Plea proceedings in the Fishrot fraud, corruption and racketeering trial should continue, acting judge Moses Chinhengo has directed.

In a judgement delivered in the High Court at Windhoek Correctional Facility on Tuesday, Chinhengo said four of the accused men in the Fishrot trial have been given reasonable time to secure funds for defence lawyers, and if they have not managed to get legal representation in this time they would have to continue without the assistance of defence lawyers.

“A time must surely arrive, and it has, when the trial must proceed with the applicants acting for themselves,” Chinhengo said.

He made the remark in a judgement in which he dismissed an application for the trial to be split into two separate trials.

Former minister of justice and attorney general Sacky Shanghala and three other accused in the Fishrot case – James Hatuikulipi, Ricardo Gustavo and Pius Mwatelulo – applied for a separation of trials, claiming they need more time to make efforts to get legal representation for themselves while the trial of their co-accused, who are represented by defence lawyers, can then continue separately.

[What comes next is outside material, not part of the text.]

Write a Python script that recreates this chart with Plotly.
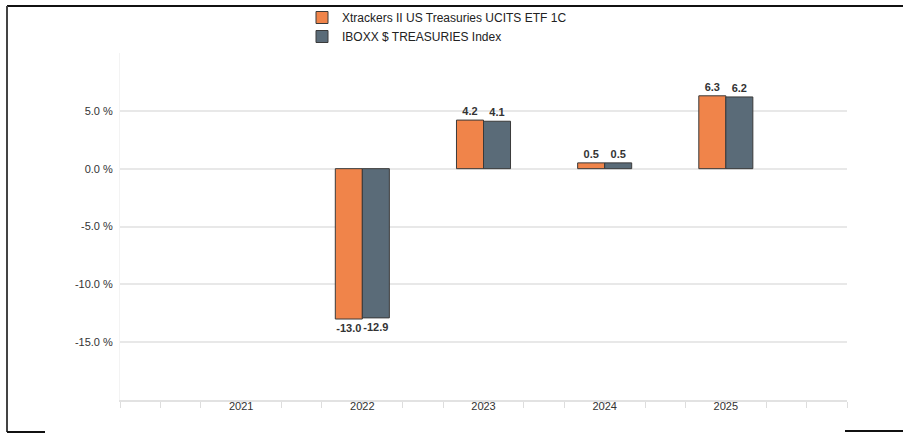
import plotly.graph_objects as go

years = [2021, 2022, 2023, 2024, 2025]
etf_values = [None, -13.0, 4.2, 0.5, 6.3]
index_values = [None, -12.9, 4.1, 0.5, 6.2]
etf_name = "Xtrackers II US Treasuries UCITS ETF 1C"
index_name = "IBOXX $ TREASURIES Index"
y_tickvals = [-15, -10, -5, 0, 5, 10]
y_ticktext = ["-15.0 %", "-10.0 %", "-5.0 %", "0.0 %", "5.0 %", ""]

W, H = 903, 435
L, R, T, B = 120, 56, 53, 35
PW, PH = W - L - R, H - T - B


def px(x):
    return (x - L) / PW


def py(y):
    return (H - B - y) / PH


def fmt(v):
    return "" if v is None else f"{v:.1f}"


fig = go.Figure()
fig.add_trace(go.Bar(
    x=years, y=etf_values, name=etf_name,
    marker=dict(color="#F0844A", line=dict(color="#3a3a3a", width=1)),
    text=[fmt(v) for v in etf_values], textposition="outside",
    textfont=dict(size=11, color="#333333", weight="bold"), cliponaxis=False,
))
fig.add_trace(go.Bar(
    x=years, y=index_values, name=index_name,
    marker=dict(color="#5A6B78", line=dict(color="#3a3a3a", width=1)),
    text=[fmt(v) for v in index_values], textposition="outside",
    textfont=dict(size=11, color="#333333", weight="bold"), cliponaxis=False,
))

shapes = [
    # screenshot frame lines
    dict(type="line", xref="paper", yref="paper", x0=px(7), x1=px(903), y0=py(6), y1=py(6),
         line=dict(color="#111111", width=2)),
    dict(type="line", xref="paper", yref="paper", x0=px(7), x1=px(7), y0=py(6), y1=py(432),
         line=dict(color="#444444", width=2)),
    dict(type="line", xref="paper", yref="paper", x0=px(7), x1=px(45), y0=py(432), y1=py(432),
         line=dict(color="#111111", width=2)),
    dict(type="line", xref="paper", yref="paper", x0=px(845), x1=px(903), y0=py(431), y1=py(431),
         line=dict(color="#111111", width=2)),
]

fig.update_layout(
    width=W, height=H,
    margin=dict(l=L, r=R, t=T, b=B, pad=0, autoexpand=False),
    paper_bgcolor="white", plot_bgcolor="white",
    font=dict(family="Liberation Sans, Arial, sans-serif", size=11, color="#333333"),
    barmode="group", bargap=0.554, bargroupgap=0,
    showlegend=True,
    legend=dict(xref="container", yref="container", x=302 / W, y=1 - 3 / H,
                xanchor="left", yanchor="top", orientation="v",
                font=dict(size=12, color="#222222"), itemwidth=30, tracegroupgap=0,
                bgcolor="rgba(0,0,0,0)"),
    shapes=shapes,
    xaxis=dict(
        range=[2020, 2026], tickvals=years, ticktext=[str(y) for y in years],
        showgrid=False, zeroline=False, ticks="", tickfont=dict(size=11, color="#333333"),
        ticklabelstandoff=-5,
        showline=True, linecolor="#e2e2e2", linewidth=2,
        minor=dict(dtick=1/3, tick0=2020, ticks="outside", ticklen=6, tickcolor="#dddddd", tickwidth=1,
                   showgrid=False),
    ),
    yaxis=dict(
        range=[-20, 10], tickvals=y_tickvals, ticktext=y_ticktext,
        showgrid=True, gridcolor="#e8e8e8", gridwidth=1.5,
        zeroline=False, showline=True, linecolor="#f3f3f3", linewidth=1,
        ticks="", ticklabelstandoff=4, tickfont=dict(size=11, color="#333333"),
    ),
)

fig.write_html("out.html", config={"displayModeBar": False},
               post_script="document.body.style.margin='0';")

Chinhengo noted in his judgement that if Shanghala, Hatuikulipi, Gustavo and Mwatelulo cannot secure legal representation, they can bring an application in the High Court to have the Directorate of Legal Aid ordered to provide state-funded legal aid to them.

They have chosen not to pursue such an application, though.

The four accused have had time since early December last year to make arrangements for legal representation, but they have instead been preoccupied with other, unsuccessful applications in the High Court and failed petitions to the Supreme Court during the past year, Chinhengo remarked.

He said: “The applicants are mistaken that this court should have specifically postponed the trial for the purpose of giving them the opportunity to secure legal representation of their choice.”

Judge Moses Chinhengo

The other applications that have been pursued over the past year “do not absolve them from having to make arrangements for legal representation”, Chinhengo also said.

The charges against the accused show there is “an interconnection of transactions, actions, individuals and legal entities in the alleged commission of the offences”, and the state is alleging that the accused in general acted together to commit the offences, the judge said.

Plea proceedings in the matter must now continue, Chinhengo said, adding that when the trial is postponed after that it would give the unrepresented accused more time to make arrangements for legal representation.

The plea proceedings started in early December last year and have been on hold since an ultimately unsuccessful application for Chinhengo to step down from the case interrupted the taking of pleas on 13 December last year.

At the end of his judgement, Chinhengo directed the prosecutors, defence lawyers and unrepresented accused to have a discussion to agree on what date the plea proceedings can continue, and to report back to him on that issue tomorrow.

He said he wants the taking of pleas to be completed by around 10 December, and that the trial can be postponed after that for the hearing of evidence to start.

Chinhengo has so far recorded pleas on four of the 42 charges faced by the 10 individuals accused in the matter.

Pleas of not guilty were noted on all four charges.

The charges are based on allegations that the accused committed fraud, corruption, racketeering and other offences between December 2011 and November 2019, by helping Icelandic fishing company group Samherji get access to Namibian fishing quotas.

The first six accused charged in connection with the Fishrot scandal – Shanghala, Hatuikulipi, Gustavo, Mwatelulo, former minister of fisheries and marine resources Bernhard Esau and his son-in-law Tamson Hatuikulipi – were arrested five years ago, on 27 November 2019.

They have been held in custody since then.